**Given exercise**
From the listing below, copy only the lines running from the line that contains "Emit a Python script that matches this image, drawn with Bokeh." to the line that contains "from bokeh.resources import INLINE", both included.

**Data entries**
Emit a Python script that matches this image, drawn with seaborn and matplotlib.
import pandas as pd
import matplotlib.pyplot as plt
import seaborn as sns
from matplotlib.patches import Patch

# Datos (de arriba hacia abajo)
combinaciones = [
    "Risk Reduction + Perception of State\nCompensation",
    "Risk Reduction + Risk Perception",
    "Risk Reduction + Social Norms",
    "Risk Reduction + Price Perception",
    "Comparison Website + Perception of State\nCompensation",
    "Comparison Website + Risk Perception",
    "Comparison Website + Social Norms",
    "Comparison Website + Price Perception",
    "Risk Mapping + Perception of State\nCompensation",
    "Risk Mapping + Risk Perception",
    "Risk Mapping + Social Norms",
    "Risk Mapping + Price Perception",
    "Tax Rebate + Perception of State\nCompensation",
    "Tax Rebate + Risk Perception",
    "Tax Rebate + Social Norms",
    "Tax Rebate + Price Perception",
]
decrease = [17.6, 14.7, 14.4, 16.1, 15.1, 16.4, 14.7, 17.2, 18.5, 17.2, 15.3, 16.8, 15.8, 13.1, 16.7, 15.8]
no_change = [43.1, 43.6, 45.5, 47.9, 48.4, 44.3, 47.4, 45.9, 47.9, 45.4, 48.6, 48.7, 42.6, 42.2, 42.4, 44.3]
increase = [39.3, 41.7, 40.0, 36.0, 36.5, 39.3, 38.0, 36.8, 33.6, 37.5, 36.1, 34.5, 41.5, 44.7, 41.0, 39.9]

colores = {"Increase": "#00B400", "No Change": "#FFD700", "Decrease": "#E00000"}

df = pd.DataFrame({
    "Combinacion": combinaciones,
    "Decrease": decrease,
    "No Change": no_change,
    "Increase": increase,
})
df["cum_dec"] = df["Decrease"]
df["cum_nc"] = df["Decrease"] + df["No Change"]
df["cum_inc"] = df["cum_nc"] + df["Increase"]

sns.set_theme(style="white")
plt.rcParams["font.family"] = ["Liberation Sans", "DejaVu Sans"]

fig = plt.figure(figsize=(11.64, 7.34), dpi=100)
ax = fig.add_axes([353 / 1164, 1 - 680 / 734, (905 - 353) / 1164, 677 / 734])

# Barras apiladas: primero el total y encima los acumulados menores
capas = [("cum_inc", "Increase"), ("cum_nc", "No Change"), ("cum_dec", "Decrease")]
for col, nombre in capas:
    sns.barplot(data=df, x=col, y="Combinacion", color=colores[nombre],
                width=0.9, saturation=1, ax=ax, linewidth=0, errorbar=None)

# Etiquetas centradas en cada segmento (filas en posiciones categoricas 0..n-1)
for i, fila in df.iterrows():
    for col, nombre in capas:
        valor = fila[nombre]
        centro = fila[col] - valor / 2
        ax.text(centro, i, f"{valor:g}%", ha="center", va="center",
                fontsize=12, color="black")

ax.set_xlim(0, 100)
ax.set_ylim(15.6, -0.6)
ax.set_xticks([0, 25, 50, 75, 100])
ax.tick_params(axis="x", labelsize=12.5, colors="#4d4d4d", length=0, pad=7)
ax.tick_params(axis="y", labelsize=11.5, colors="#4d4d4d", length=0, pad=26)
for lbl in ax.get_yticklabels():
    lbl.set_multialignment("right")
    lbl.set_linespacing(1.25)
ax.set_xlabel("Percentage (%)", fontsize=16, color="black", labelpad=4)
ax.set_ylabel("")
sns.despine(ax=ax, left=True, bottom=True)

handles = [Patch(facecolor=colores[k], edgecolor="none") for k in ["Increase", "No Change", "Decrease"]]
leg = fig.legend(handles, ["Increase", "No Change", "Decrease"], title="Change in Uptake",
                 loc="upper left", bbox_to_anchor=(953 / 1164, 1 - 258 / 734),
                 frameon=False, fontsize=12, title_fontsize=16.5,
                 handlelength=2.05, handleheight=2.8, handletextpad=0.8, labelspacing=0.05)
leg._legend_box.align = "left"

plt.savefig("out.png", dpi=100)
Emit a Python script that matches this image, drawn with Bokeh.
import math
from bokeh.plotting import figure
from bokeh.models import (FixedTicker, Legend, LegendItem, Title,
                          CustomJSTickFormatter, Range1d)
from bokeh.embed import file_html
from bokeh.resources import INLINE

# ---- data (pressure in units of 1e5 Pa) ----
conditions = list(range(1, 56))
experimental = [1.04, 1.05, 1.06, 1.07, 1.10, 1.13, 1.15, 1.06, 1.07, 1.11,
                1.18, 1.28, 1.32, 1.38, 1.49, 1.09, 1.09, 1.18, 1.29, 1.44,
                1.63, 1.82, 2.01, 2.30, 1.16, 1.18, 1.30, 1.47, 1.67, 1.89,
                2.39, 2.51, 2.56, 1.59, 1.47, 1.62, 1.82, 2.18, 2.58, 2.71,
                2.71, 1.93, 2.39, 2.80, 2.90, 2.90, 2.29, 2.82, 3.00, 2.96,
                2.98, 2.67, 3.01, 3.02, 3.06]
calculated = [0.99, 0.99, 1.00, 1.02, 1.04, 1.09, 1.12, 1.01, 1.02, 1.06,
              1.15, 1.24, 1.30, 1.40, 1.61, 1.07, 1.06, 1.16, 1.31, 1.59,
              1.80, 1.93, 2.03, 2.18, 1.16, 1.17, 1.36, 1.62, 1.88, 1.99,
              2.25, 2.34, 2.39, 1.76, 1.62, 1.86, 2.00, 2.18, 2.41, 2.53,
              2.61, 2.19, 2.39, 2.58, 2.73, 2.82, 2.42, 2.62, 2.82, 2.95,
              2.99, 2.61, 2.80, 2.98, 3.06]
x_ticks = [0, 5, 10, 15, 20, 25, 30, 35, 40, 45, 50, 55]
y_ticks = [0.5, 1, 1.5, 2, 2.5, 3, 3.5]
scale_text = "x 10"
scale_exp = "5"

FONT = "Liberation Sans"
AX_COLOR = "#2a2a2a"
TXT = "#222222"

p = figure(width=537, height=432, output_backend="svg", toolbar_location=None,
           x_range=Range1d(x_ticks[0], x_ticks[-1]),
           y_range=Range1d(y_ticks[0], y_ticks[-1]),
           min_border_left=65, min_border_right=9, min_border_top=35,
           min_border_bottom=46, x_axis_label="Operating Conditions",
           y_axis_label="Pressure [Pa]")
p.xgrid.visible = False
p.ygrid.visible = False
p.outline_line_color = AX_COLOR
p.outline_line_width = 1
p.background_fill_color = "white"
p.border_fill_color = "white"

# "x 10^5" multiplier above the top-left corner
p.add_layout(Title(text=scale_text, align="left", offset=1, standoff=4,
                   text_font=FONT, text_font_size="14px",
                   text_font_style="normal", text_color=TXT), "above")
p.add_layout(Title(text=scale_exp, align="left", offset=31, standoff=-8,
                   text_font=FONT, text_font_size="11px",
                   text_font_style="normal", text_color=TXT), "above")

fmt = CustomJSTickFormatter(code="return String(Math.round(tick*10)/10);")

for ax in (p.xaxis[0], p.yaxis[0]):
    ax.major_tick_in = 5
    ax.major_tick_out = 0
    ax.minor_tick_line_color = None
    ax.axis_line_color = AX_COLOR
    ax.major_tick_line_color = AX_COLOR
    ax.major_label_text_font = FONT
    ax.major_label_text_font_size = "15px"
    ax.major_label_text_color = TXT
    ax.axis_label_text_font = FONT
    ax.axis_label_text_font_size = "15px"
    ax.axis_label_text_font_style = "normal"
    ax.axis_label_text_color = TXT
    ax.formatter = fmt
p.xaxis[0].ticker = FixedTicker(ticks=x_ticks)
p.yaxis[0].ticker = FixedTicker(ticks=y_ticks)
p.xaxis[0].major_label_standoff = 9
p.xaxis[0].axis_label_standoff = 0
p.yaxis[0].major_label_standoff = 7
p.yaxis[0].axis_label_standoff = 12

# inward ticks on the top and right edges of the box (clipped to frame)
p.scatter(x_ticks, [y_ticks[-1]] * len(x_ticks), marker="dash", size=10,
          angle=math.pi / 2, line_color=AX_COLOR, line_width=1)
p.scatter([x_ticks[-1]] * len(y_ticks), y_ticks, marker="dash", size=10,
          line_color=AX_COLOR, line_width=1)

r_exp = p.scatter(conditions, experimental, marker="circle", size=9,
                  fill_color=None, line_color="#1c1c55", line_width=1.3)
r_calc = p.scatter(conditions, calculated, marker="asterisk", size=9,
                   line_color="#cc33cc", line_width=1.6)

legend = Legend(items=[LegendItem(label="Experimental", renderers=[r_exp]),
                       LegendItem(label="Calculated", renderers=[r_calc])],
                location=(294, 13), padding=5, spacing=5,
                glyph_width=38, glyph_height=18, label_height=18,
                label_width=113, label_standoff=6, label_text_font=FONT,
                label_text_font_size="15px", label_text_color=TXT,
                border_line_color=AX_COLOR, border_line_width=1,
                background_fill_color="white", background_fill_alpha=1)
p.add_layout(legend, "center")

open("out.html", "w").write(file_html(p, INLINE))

* * *

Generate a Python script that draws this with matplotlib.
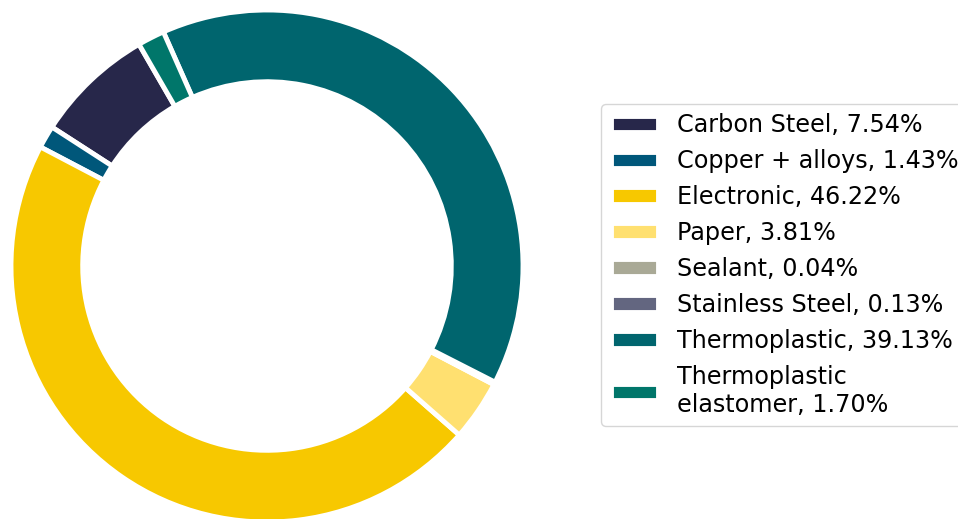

**Expected answer**
Emit a Python script that matches this image, drawn with Bokeh.
import math
from bokeh.plotting import figure
from bokeh.models import (FixedTicker, Legend, LegendItem, Title,
                          CustomJSTickFormatter, Range1d)
from bokeh.embed import file_html
from bokeh.resources import INLINE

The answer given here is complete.